### YOUR TASK
Write the listing below out again exactly, dropping the images.

### SUPPLIED INFORMATION
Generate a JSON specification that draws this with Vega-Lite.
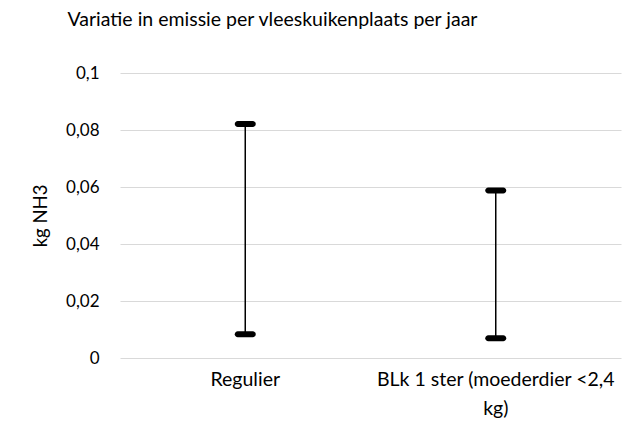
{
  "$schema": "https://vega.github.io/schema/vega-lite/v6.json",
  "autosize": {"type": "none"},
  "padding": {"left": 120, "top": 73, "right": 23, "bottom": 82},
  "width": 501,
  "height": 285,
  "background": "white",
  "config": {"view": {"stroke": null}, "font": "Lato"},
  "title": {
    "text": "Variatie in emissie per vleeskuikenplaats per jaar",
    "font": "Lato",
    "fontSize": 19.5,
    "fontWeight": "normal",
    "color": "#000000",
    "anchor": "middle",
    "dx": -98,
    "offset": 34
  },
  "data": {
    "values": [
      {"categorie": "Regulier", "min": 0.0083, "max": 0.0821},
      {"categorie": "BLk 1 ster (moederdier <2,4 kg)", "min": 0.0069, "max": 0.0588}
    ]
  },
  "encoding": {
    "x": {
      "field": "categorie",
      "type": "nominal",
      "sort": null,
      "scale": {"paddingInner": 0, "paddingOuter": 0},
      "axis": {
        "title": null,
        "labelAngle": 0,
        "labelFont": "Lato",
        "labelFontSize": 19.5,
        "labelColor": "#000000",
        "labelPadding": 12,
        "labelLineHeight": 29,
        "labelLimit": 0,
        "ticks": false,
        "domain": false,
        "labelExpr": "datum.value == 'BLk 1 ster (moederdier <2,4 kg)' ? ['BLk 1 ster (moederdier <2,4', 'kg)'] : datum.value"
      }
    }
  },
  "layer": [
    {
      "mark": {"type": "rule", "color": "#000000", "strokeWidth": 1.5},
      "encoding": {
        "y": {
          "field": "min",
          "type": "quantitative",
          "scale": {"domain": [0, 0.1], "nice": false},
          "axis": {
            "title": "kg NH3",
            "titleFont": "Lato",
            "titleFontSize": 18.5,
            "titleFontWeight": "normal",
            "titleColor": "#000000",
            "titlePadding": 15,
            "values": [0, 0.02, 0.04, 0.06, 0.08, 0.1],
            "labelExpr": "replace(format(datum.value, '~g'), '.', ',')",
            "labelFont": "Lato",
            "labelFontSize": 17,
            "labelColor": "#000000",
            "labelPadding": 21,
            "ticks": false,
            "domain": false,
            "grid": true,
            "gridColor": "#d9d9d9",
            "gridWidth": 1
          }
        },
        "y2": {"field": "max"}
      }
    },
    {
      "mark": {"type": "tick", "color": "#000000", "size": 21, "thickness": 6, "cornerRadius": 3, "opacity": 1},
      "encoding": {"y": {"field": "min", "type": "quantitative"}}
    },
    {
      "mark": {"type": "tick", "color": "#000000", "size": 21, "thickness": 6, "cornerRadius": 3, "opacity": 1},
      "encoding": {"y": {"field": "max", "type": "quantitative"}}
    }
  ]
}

### SOLUTION TO THIS PROBLEM
Generate a JSON specification that draws this with Vega-Lite.
{
  "$schema": "https://vega.github.io/schema/vega-lite/v6.json",
  "autosize": {"type": "none"},
  "padding": {"left": 120, "top": 73, "right": 23, "bottom": 82},
  "width": 501,
  "height": 285,
  "background": "white",
  "config": {"view": {"stroke": null}, "font": "Lato"},
  "title": {
    "text": "Variatie in emissie per vleeskuikenplaats per jaar",
    "font": "Lato",
    "fontSize": 19.5,
    "fontWeight": "normal",
    "color": "#000000",
    "anchor": "middle",
    "dx": -98,
    "offset": 34
  },
  "data": {
    "values": [
      {"categorie": "Regulier", "min": 0.0083, "max": 0.0821},
      {"categorie": "BLk 1 ster (moederdier <2,4 kg)", "min": 0.0069, "max": 0.0588}
    ]
  },
  "encoding": {
    "x": {
      "field": "categorie",
      "type": "nominal",
      "sort": null,
      "scale": {"paddingInner": 0, "paddingOuter": 0},
      "axis": {
        "title": null,
        "labelAngle": 0,
        "labelFont": "Lato",
        "labelFontSize": 19.5,
        "labelColor": "#000000",
        "labelPadding": 12,
        "labelLineHeight": 29,
        "labelLimit": 0,
        "ticks": false,
        "domain": false,
        "labelExpr": "datum.value == 'BLk 1 ster (moederdier <2,4 kg)' ? ['BLk 1 ster (moederdier <2,4', 'kg)'] : datum.value"
      }
    }
  },
  "layer": [
    {
      "mark": {"type": "rule", "color": "#000000", "strokeWidth": 1.5},
      "encoding": {
        "y": {
          "field": "min",
          "type": "quantitative",
          "scale": {"domain": [0, 0.1], "nice": false},
          "axis": {
            "title": "kg NH3",
            "titleFont": "Lato",
            "titleFontSize": 18.5,
            "titleFontWeight": "normal",
            "titleColor": "#000000",
            "titlePadding": 15,
            "values": [0, 0.02, 0.04, 0.06, 0.08, 0.1],
            "labelExpr": "replace(format(datum.value, '~g'), '.', ',')",
            "labelFont": "Lato",
            "labelFontSize": 17,
            "labelColor": "#000000",
            "labelPadding": 21,
            "ticks": false,
            "domain": false,
            "grid": true,
            "gridColor": "#d9d9d9",
            "gridWidth": 1
          }
        },
        "y2": {"field": "max"}
      }
    },
    {
      "mark": {"type": "tick", "color": "#000000", "size": 21, "thickness": 6, "cornerRadius": 3, "opacity": 1},
      "encoding": {"y": {"field": "min", "type": "quantitative"}}
    },
    {
      "mark": {"type": "tick", "color": "#000000", "size": 21, "thickness": 6, "cornerRadius": 3, "opacity": 1},
      "encoding": {"y": {"field": "max", "type": "quantitative"}}
    }
  ]
}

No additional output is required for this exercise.